When Will Manny Pacquiao Be “Done?”
Manny Pacquiao Manny Pacquiao Manny Pacquiao
It was a running argument for nearly two years. I battled regularly with fans and fellow members of the media about whether or not Manny Pacquiao was “done” as a main stage fighter.
The cynics—and there were many—pointed to the multi-division world champ and Filipino icon’s high-profile loss to Floyd Mayweather in 2015, to his unanimous decision loss to Jeff Horn in 2017, to his 13-fight run without a KO or TKO. They also pointed to his age as a two-decade pro in his late 30’s. All of these were valid points, but not necessarily proof that he desperately needed to hang up the gloves.
I countered with the fact that Manny managed to beat Timothy Bradley and Jessie Vargas—two legitimate top 10 welterweights—pretty decisively after the Mayweather fight and that he, really and honestly, should’ve gotten the decision over the rough, but sloppy Horn.
It’s funny how things had turned in my career. Once voted no. 1 Pacquiao Hater by the old Pacland forum, I was now spending a great deal of time defending the guy’s career choices against weepy media members who were begging for him to retire. Meanwhile, I insisted that he was, at the very least, still a legitimate top 5 welterweight.
It was a bit easier to make my case after he thrashed and stopped Argentine knockout machine Lucas Matthysse in 2018 after seven one-sided rounds to capture a version of the WBA welterweight title.
Six months later, after beating Adrien Broner via unanimous decision, it should’ve been pretty clear that a forced retirement wasn’t a dire necessity and that Manny could still hang with anyone in the division. His performance showed that he was not an old man running out the clock, but a legitimate elite-level player who still deserved consideration as an elite-level player.
And then the bout with Keith Thurman was announced.
The ten-years-younger Thurman was coming into the contest just one fight removed from a long layoff and he looked plenty vulnerable in that return bout. But, still, “One Time” was universally regarded as the most accomplished of the high-end welters and no worse than a top-three 147-pounder alongside Errol Spence and Terence Crawford. Many smart boxing people even acknowledged him as no. 1 in the division.
The doubters said that beating Matthysse and Broner was one thing, but stepping into the ring with the multi-talented Thurman would be too much. Pacquiao, they insisted, had bitten off more than he could chew and he was in for a painful surprise.
And me? I saw Pacquiao-Thurman as an even-money affair, but one that Pacquiao absolutely could win. Pacquiao’s particular skill set and his still-present abilities might play well against Thurman’s weaknesses.
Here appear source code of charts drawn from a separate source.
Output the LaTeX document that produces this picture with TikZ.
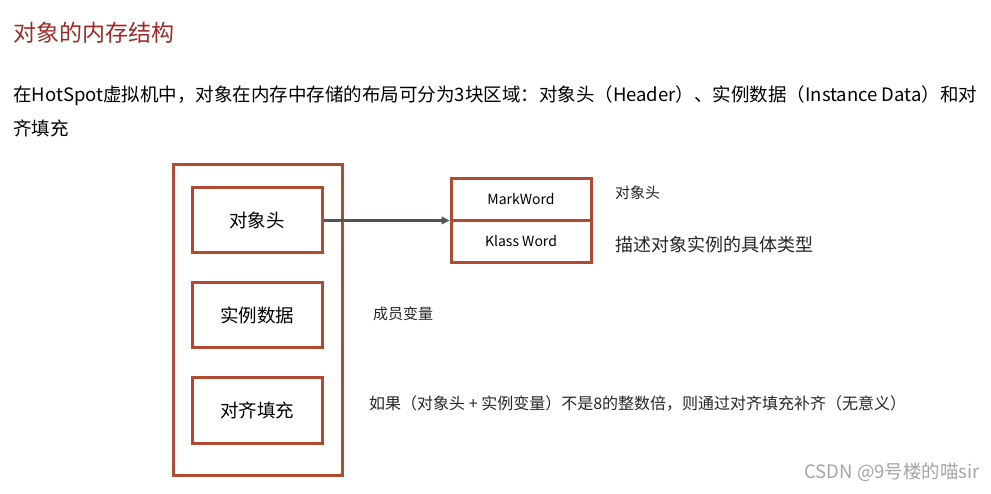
\documentclass[tikz,border=0pt]{standalone}
\usepackage{fontspec}
\setmainfont{Noto Sans CJK SC}
\usetikzlibrary{arrows.meta}
\definecolor{boxred}{HTML}{B04A30}
\definecolor{titlered}{HTML}{9E2B25}
\definecolor{arrowgray}{HTML}{4F5555}
\tikzset{
  membox/.style={draw=boxred, line width=3pt, fill=none, minimum width=130pt, minimum height=65pt, inner sep=0pt, font=\fontsize{18.5}{20}\selectfont},
  wordbox/.style={draw=boxred, line width=3pt, minimum width=140pt, minimum height=42pt, inner sep=0pt, font=\fontsize{14}{15}\selectfont},
  note/.style={anchor=west, inner sep=0pt, text=black!85},
}
\begin{document}
\begin{tikzpicture}[x=1pt,y=-1pt]
\useasboundingbox[fill=white] (0,0) rectangle (991,494);
\node[anchor=west, inner sep=0pt, text=titlered, font=\fontsize{23}{26}\selectfont] (title) at (13,33) {对象的内存结构};
\node[anchor=west, inner sep=0pt, font=\fontsize{18.5}{22}\selectfont] (p1) at (13,96) {在HotSpot虚拟机中，对象在内存中存储的布局可分为3块区域：对象头（Header）、实例数据（Instance Data）和对};
\node[anchor=west, inner sep=0pt, font=\fontsize{18.5}{22}\selectfont] (p2) at (13,128) {齐填充};
% outer box
\node[draw=boxred, line width=3pt, minimum width=169pt, minimum height=310pt, inner sep=0pt] (outer) at (257.5,320) {};
\node[membox] (hdr) at (257,220.5) {对象头};
\node[membox] (inst) at (257,315.5) {实例数据};
\node[membox] (pad) at (257,410.5) {对齐填充};
% right boxes
\node[wordbox] (mark) at (521,199.5) {MarkWord};
\node[wordbox] (klass) at (521,241.5) {Klass Word};
\draw[arrowgray, line width=2.4pt, -{Triangle[length=8pt,width=7.5pt]}] (hdr.east) -- (hdr.east -| mark.west);
% notes
\node[note, font=\fontsize{15}{16}\selectfont] (n1) at (615,193) {对象头};
\node[note, font=\fontsize{18}{20}\selectfont] (n2) at (615,245) {描述对象实例的具体类型};
\node[note, font=\fontsize{15}{17}\selectfont] (n3) at (373,314) {成员变量};
\node[note, font=\fontsize{16}{18}\selectfont] (n4) at (369,404) {如果（对象头 + 实例变量）不是8的整数倍，则通过对齐填充补齐（无意义）};
\node[anchor=east, inner sep=0pt, text=black!35, font=\fontsize{18.5}{20}\selectfont] (wm) at (980,472) {CSDN @9号楼的喵sir};
\end{tikzpicture}
\end{document}
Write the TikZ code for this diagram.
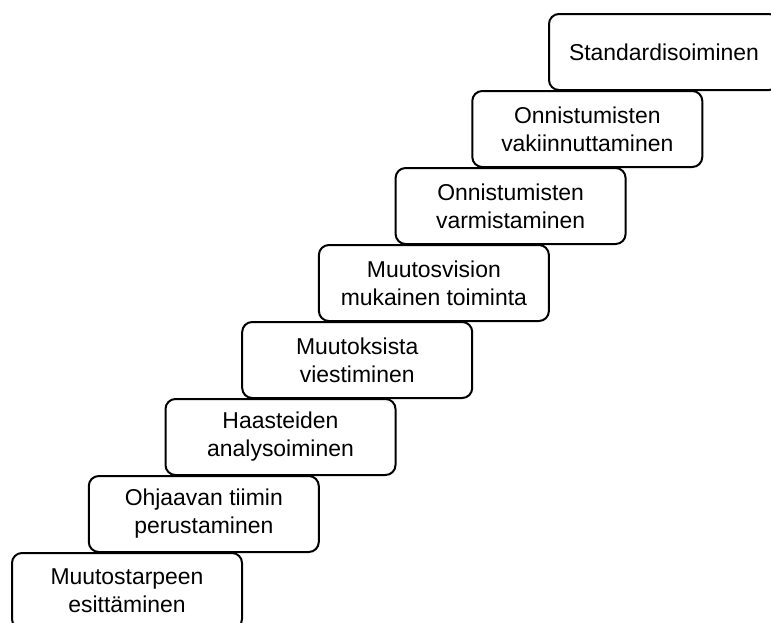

My official pick was Pacquiao over Thurman via close split decision—and I took a bit of guff over it.
As things turned out, though, Pacquiao was even more effective against Thurman than I imagined he would be and, while it did turn out to be a split decision win for Pacquiao, the bout was more decisively in Manny’s favor than I imagined it could be.
So, what does all this say about Pacquiao and his future?
The man is legitimately and undisputedly a top 3 welterweight now and, while I don’t personally fancy his chances against Crawford or Spence, he has the style and raw ability to beat anyone in the division on any given night.
At 40 years of age, Pacquiao is still an elite player in the sport and someone who deserves a lot more pound-for-pound recognition than he currently receives. He’s nowhere near “done” as a high-end fighter and, honestly, based on recent performances, there’s not a lot of obvious slowdown in his game, either.
Pacquiao, in the short term, will be “done” when he decides to be done. It’s hard to make an argument that he should leave the sport when he’s still among the very best.
True, there’s not a whole lot left to accomplish for him, but the man seems determined to go out on his own terms and I just don’t see all that many fellow fighters capable of forcing him out.